Z jednej strony sam pobyt w klubie, z drugiej koncert. Pobytem jestem rozczarowany. Znalazłem się w jazz barze, który bardziej zasługiwał na miano baru. Poza niewielką salką i barem znajdowała się w nim tylko jedna wnęka z lożami. Nie przeczę, zejście do baru schodami było naprawdę urzekające i przypominało kluby z lat 50-tych w Harlemie, w których grano jazz. Sam bar jednak okazał się zbyt ciasny i z trudem pomieścił zgromadzonych. Jeśli miałbym oceniać fascynację funkiem przez publikę, sądząc po jej zachowaniu i zainteresowaniu koncertem, obstawiałbym, że na pytanie o ulubiony album funkowy odpowiedzieliby: „Doggystyle”. Bo umówmy się, do kina idę na film, nie na popcorn. A i idąc na koncert nie chce oglądać odżywiających się melomanów. O ile szturchanie przez roztańczonych ludzi mogę jeszcze zrozumieć (choć szalone pogo z Jarocina znam tylko z opowieści ojca), o tyle uderzającego mnie łokciami kelnera, który roznosi w tę i z powrotem rozmaite przekąski, już nie. Utrudniało to odbiór muzyki.

Koncert Freda Wesleya nie zostanie wpisany na moją osobistą listę koncertów, na jakich najlepiej się bawiłem.
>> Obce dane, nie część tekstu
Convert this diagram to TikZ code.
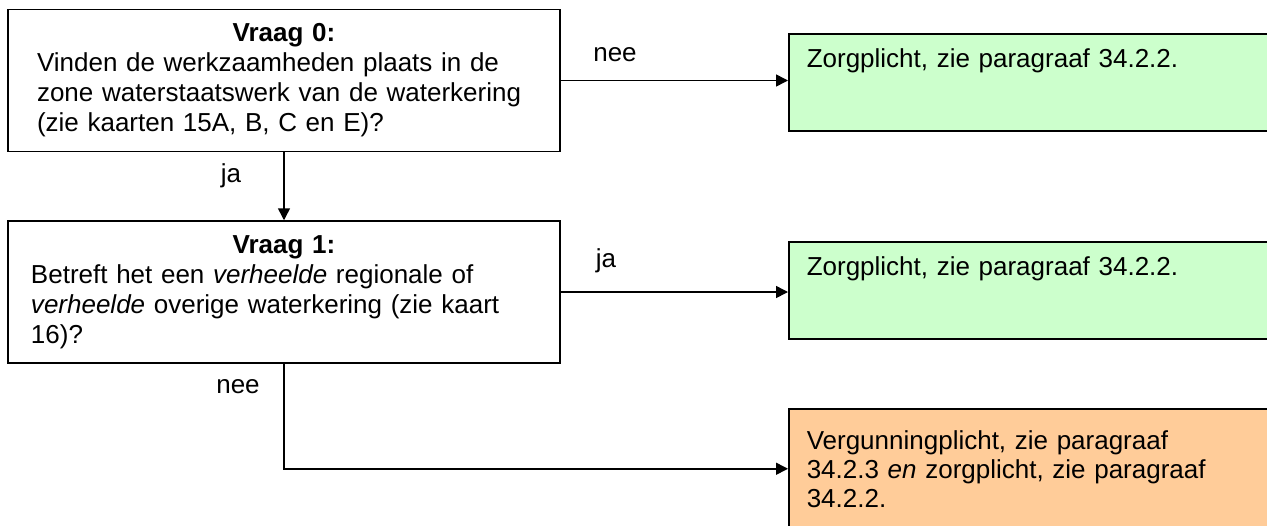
\documentclass[tikz,border=0pt]{standalone}
\usepackage{fontspec}
\setmainfont{Liberation Sans}
\usetikzlibrary{positioning,arrows.meta}
\definecolor{mint}{HTML}{CCFFCC}
\definecolor{peach}{HTML}{FFCC99}
\tikzset{
  vraag/.style={draw,line width=0.75pt,align=left,font=\fontsize{13}{15}\selectfont,
    minimum width=276pt,minimum height=71pt,inner ysep=3pt},
  uitkomst/.style={draw,line width=0.75pt,anchor=north west,align=left,
    font=\fontsize{13}{14.5}\selectfont,text width=223pt,inner xsep=9pt},
  zorg/.style={uitkomst,fill=mint,inner ysep=0pt,text height=16.8pt,text depth=31.7pt},
  pijl/.style={line width=0.75pt,-{Triangle[length=6pt,width=6pt]}},
  keuze/.style={font=\fontsize{13}{15}\selectfont}
}

\begin{document}
\begin{tikzpicture}[x=0.5pt,y=-0.5pt]
        \useasboundingbox (0,0) rectangle (1267,525);
        % vragen
        \node[vraag,text width=247pt,inner xsep=14.5pt] (vraag0) at (284,80.5)
          {\makebox[\linewidth]{\textbf{Vraag 0:}}\\
           Vinden de werkzaamheden plaats in de\\
           zone waterstaatswerk van de waterkering\\
           (zie kaarten 15A, B, C en E)?};
        \node[vraag,text width=253pt,inner xsep=11.5pt] (vraag1) at (284,292)
          {\makebox[\linewidth]{\textbf{Vraag 1:}}\\
           Betreft het een \textit{verheelde} regionale of\\
           \textit{verheelde} overige waterkering (zie kaart\\
           16)?};
        % uitkomsten
        \node[zorg] (zorg0) at (788,33) {Zorgplicht, zie paragraaf 34.2.2.};
        \node[zorg] (zorg1) at (788,241) {Zorgplicht, zie paragraaf 34.2.2.};
        \node[uitkomst,fill=peach,minimum height=60pt] (vergunning) at (788,408)
          {Vergunningplicht, zie paragraaf\\
           34.2.3 \textit{en} zorgplicht, zie paragraaf\\
           34.2.2.};
        % pijlen
        \draw[pijl] (vraag0.east) -- (vraag0.east -| zorg0.west);
        \draw[pijl] (vraag0.south) -- (vraag1.north);
        \draw[pijl] (vraag1.east) -- (vraag1.east -| zorg1.west);
        \draw[pijl] (vraag1.south) |- (vergunning.west);
        \node[keuze] (nee0) at (615,55) {nee};
        \node[keuze] (ja0) at (231,176) {ja};
        \node[keuze] (ja1) at (606,261) {ja};
        \node[keuze] (nee1) at (238,387) {nee};
      \end{tikzpicture}
\end{document}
A już na pewno nie miał szans dorównać występowi Maceo Parkera – dawnego kolegi Freda – na którym też miałem przyjemność być. Nie próbował nawet dorównywać – prawa fizyki mówią, że trio nigdy nie zagra tak jak kilkunastoosobowa gwardia, w której chórzystek jest więcej na scenie niż członków zespołu Generations. Fred nie miał takiej energii jak jego sceniczni koledzy, co zrozumiałe ze względu na wiek. Umiejętności też nie te same. Czasy, w których charyzmatyczny Bootsy Collins krzyczał „Yo! Fred!”, a wywołany do tablicy misiowaty Wesley, w rozpiętej marynarce, strzelał z puzonu jak z karabinu, minęły. Jasne, cieszę się, że widziałem na żywo człowieka, który wraz z innymi wymyślił funk. Nie zapomnę tego do końca życia! I paradoksalnie to właśnie z tego powodu momentami ciężko było się skupić na doświadczaniu i przeżywaniu, ponieważ gdzieś z końca głowy przedostawała się myśl, że w końcu patrzysz na absolutną legendę. Jego majestat onieśmielał. Znajdę spośród dzisiejszych muzyków lepszych od niego, ale nawet na największych współczesnych artystów nie patrzyłem nigdy z takim respektem. Fred Wesley wydaje się być pogodnym, kochającym życie staruszkiem. Człowiek, który pamięta występy na pełnych stadionach, a zagrał w ciasnym klubie dla przeszło 50 osób. Nie wyrażał wobec tego rozczarowania. Co więcej, można było odnieść wrażenie, że on już nie musi grać, a gra tylko dlatego, że kocha muzykę. Tylko czemu grał tyle jazzu kosztem funku?